DATA PROVIDED
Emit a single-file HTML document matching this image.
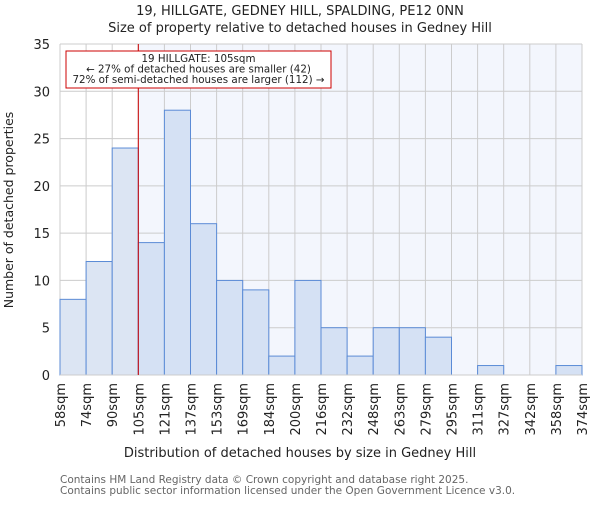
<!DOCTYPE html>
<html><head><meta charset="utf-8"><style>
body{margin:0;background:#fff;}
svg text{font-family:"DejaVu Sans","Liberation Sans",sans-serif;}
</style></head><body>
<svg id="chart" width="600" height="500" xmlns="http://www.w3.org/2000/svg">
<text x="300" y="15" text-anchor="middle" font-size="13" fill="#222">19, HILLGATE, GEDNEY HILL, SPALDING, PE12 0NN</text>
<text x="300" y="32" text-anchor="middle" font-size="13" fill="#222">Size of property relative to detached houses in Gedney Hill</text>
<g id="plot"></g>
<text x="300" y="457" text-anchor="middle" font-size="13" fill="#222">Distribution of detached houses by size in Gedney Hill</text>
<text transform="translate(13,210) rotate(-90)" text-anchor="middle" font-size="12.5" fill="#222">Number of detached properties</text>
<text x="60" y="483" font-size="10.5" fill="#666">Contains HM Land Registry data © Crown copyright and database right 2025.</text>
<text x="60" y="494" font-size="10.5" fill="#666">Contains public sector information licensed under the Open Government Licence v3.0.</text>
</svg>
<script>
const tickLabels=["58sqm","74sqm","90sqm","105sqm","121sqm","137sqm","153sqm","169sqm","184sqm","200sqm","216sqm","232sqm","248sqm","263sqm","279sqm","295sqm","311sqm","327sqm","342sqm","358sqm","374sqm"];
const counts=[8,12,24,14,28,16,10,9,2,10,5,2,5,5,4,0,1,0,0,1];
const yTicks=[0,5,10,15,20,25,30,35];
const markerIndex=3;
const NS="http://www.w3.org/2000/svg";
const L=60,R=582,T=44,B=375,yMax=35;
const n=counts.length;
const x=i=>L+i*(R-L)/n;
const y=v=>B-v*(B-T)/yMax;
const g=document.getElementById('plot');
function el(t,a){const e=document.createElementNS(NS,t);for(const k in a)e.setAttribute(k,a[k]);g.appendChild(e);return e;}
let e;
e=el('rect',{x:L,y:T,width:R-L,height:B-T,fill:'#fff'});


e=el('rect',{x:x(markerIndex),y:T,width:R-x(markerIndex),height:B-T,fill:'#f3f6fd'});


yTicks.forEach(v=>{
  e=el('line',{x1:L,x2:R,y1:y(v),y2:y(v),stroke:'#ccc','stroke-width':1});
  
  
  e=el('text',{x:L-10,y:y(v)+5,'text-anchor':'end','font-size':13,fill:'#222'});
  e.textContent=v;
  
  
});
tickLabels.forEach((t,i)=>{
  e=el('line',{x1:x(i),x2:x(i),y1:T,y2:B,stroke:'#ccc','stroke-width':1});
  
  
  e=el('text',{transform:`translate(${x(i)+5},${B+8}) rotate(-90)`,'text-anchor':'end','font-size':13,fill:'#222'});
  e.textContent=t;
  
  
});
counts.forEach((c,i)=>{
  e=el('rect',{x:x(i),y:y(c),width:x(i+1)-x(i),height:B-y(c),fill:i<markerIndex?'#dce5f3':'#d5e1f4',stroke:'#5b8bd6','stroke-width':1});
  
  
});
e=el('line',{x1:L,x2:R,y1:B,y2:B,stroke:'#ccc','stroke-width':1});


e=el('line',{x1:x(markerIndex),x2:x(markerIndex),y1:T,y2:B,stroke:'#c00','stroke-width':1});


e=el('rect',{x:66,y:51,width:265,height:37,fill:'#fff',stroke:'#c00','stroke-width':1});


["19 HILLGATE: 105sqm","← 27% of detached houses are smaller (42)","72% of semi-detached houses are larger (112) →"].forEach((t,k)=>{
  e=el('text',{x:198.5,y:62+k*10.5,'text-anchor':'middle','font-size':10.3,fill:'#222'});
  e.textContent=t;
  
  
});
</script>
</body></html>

GIVEN EXERCISE
Only lines with "document" are wanted here; list each of them.

COMPLETE ANSWER
Emit a single-file HTML document matching this image.
const g=document.getElementById('plot');
function el(t,a){const e=document.createElementNS(NS,t);for(const k in a)e.setAttribute(k,a[k]);g.appendChild(e);return e;}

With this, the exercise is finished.